John Barker’s book is quite different from those of Dreyfus and Emslie. As his subtitle suggests, Variations on a Theme, it is a set of variations on a theme that itself is bi-partite. The first element of the theme is his own previous book Wagner and Venice (2008, Eastman Studies in Music, University of Rochester Press – “Not only did that study draw me into a biographical account of Wagner’s visits to Venice and his death there, but it also allowed me todiscover the meaning that Wagner and his death there came to have for Venice itself ” [p. xi].); the second is composed by a set of authors who have taken Wagner’s death in Venice on 13 February 1888 as their own theme for literary meditations on aspects of the man, his times, his significance, and the special factors surrounding his death in the romantic sea-city. Readers of this review will know that, as Barker says, “Both the subject matter he addressed and the creative techniques in which he pioneered had a tremendous impact upon writers in a range of literary forms for decades” [p. xi]. What readers probably will not have come across before is a well-considered selection of some of those writers.
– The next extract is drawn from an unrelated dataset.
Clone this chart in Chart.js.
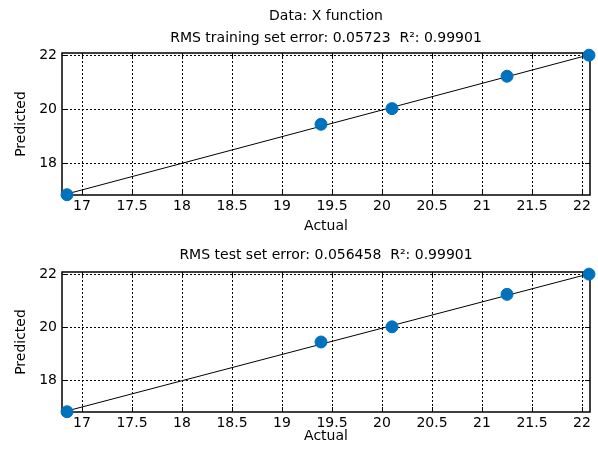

The earliest writer is Vernon Lee, a pen name for Violet Page (1856-1935), who was one of those English and American (and sometimes Australian) people who spent most of their lives on the Continent. According to Barker, Lee developed into a highly regarded “scholar of art history and culture,” which “made her a pioneer in reawakening English interest in the Renaissance” [p. 15]. She was also a novelist influenced by ETA Hoffmann whose work she studied. Barker’s sketch of Lee’s life and career should be an encouragement to those with similar interests to hunt her other work out. In particular, her 1911 essay “The Religious and Moral Status of Richard Wagner,” in which “she condemned the evocation of frank sexuality in the composer’s style and expression” [p. 28], sounds like worthwhile reading, especially in the light of Dreyfus’s book.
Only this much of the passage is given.